The places most people underestimate first
The truth is, feral hogs usually become hardest to ignore in places that people assumed would stay on the edge of the problem. Not the deepest swamp. Not the most remote ranch. The overlooked places. The creek behind the subdivision. The crop field behind the school bus route. The cattle place just outside town. The public tract people think gets too much pressure to hold anything. Those are the places where hogs catch people flat-footed, because they do not fit the old mental picture of where serious wildlife trouble is supposed to happen.

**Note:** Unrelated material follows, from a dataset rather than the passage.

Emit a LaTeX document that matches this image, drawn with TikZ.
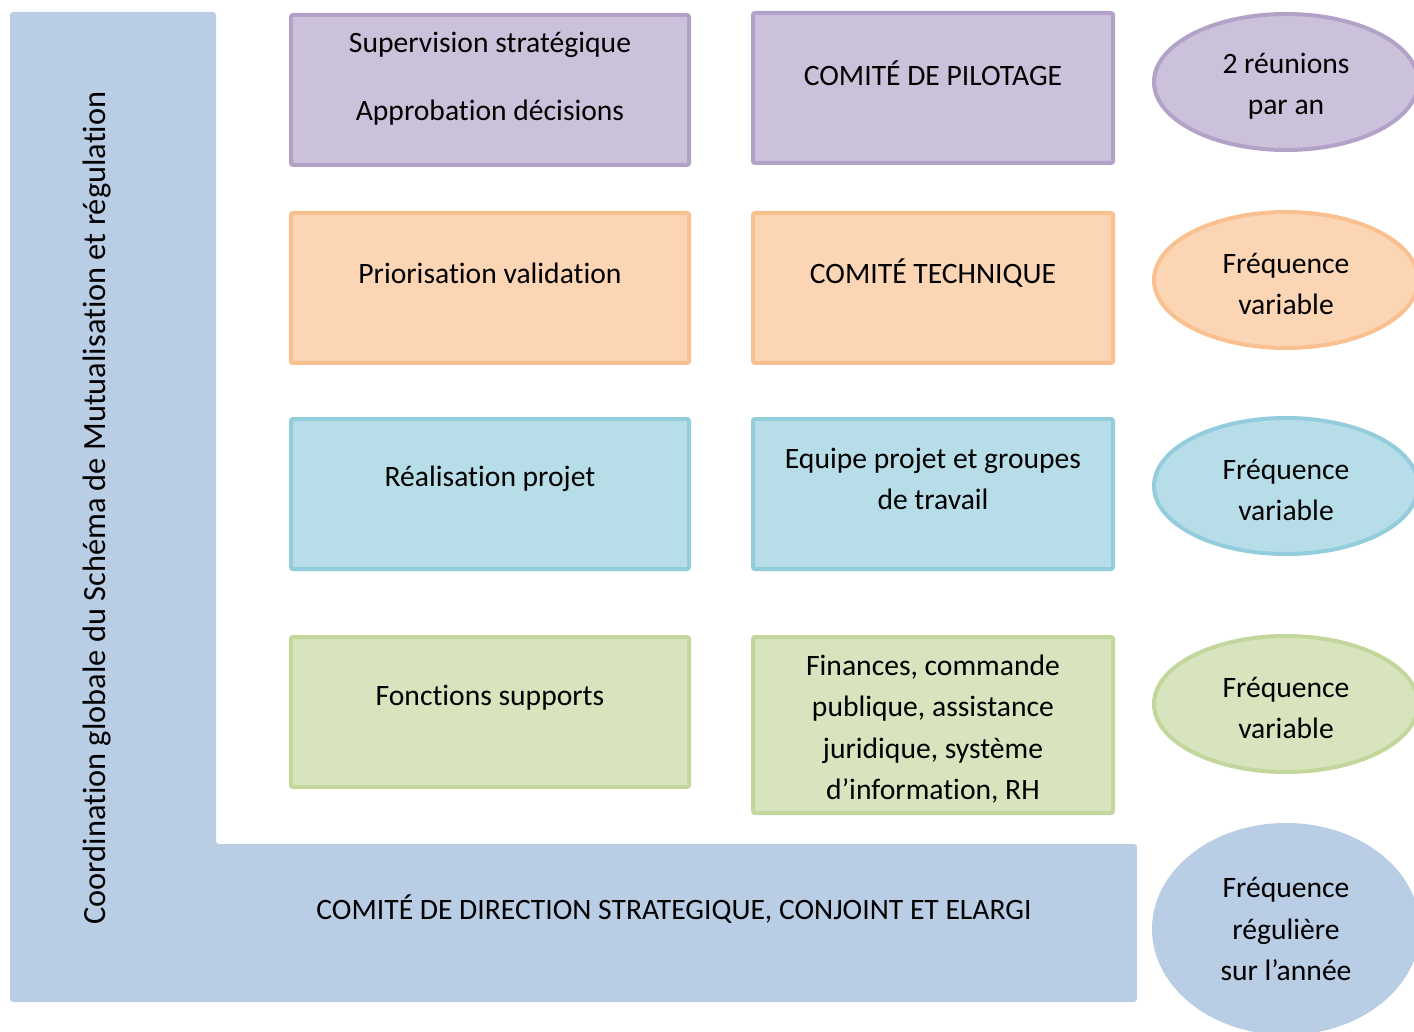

That is also why hog problems feel like they escalate so quickly. By the time the average person notices them, they have already been using the area, reproducing, and learning the ground. What changes is not the hogs’ willingness to be there. It is the point at which their damage crosses a line people can no longer ignore. Once roadsides are rooted up, pastures are scarred, yards are torn apart, and sightings start happening close to homes or busy roads, the issue becomes real in a hurry. In a lot of regions now, that line is getting crossed in places where people used to think feral hogs would never matter much at all.